A bus-sized dinosaur is found in Egypt and it offers a clue to an ancient mystery
(CNN)Scientists have discovered a new species of dinosaur -- and it's a big deal.
First, let's talk size. The dino, Mansourasaurus shahinae, was the length of a school bus and about as heavy as an elephant, weighting in at around five tons.
That makes it a part of a group of dinosaurs known as the Titanosauria, which includes the largest land animals known to science.
But what's even more remarkable about this discovery is what it says about the evolution of dinosaurs.
This species was found in Egypt. For more than 250 years, most dinosaur bones have been found in Europe, North America and Asia. Scientists haven't had much luck digging up and documenting fossils in Africa. And that means the course of dinosaur evolution there isn't well understood.
Enter the Mansourasaurus.
"When I first saw pics of the fossils, my jaw hit the floor," dinosaur paleontologist Matt Lamanna said in a statement from the Carnegie Museum of Natural History.
He's one of the coauthors of a paper published Monday in the journal Nature Ecology and Evolution that names the new species.
"This was the Holy Grail -- a well-preserved dinosaur from the end of the Age of Dinosaurs in Africa -- that we paleontologists had been searching for for a long, long time."

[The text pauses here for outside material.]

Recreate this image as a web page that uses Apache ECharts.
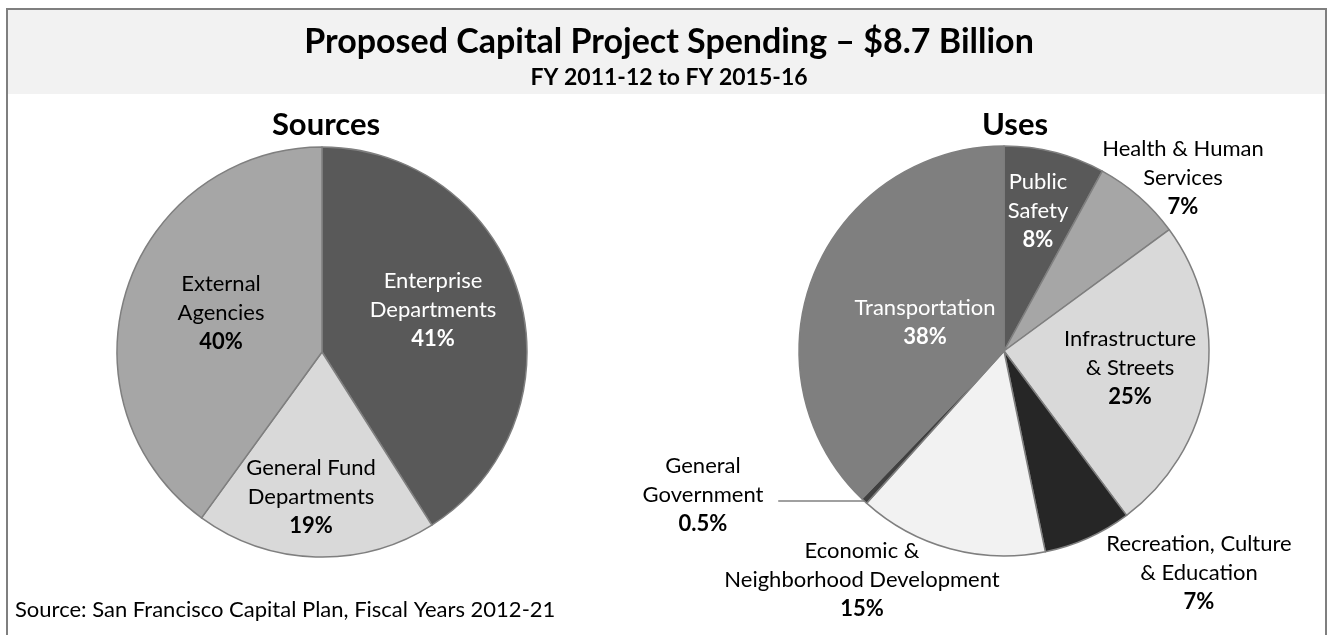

The fossilized remains of the animal's jaw
Why it's noteworthy?
Here's why this is remarkable:
At one point, the continents of the world were all connected as one supercontinent called Pangaea.
During the Cretaceous Period, the continents began splitting apart, eventually ending in the configuration we see today. Temporary land bridges connected them.
What scientists want to know is: when this happened, how cut off were the animals in Africa, and how were they evolving in their own tracks?
The Mansourasaurus sheds some light.
What it says
The fossilized remains were discovered in the Sahara by an expedition led by Hesham Sallam of the geology department at Egypt's Mansoura University.
The Mansourasaurus had a long neck, ate plants and had bony plates in its skin.
What Sallam's team determined is that the Mansourasaurus is closely related to the dinosaurs found in Europe and Asia rather than those in South America or even parts of southern Africa.
This meant that at least some dinos could move between Africa and Europe.
"Africa's last dinosaurs weren't completely isolated, contrary to what some have proposed in the past," Eric Gorscak, a contributing author on the study, said in the Carnegie Museum of Natural History statement.
"There were still connections to Europe."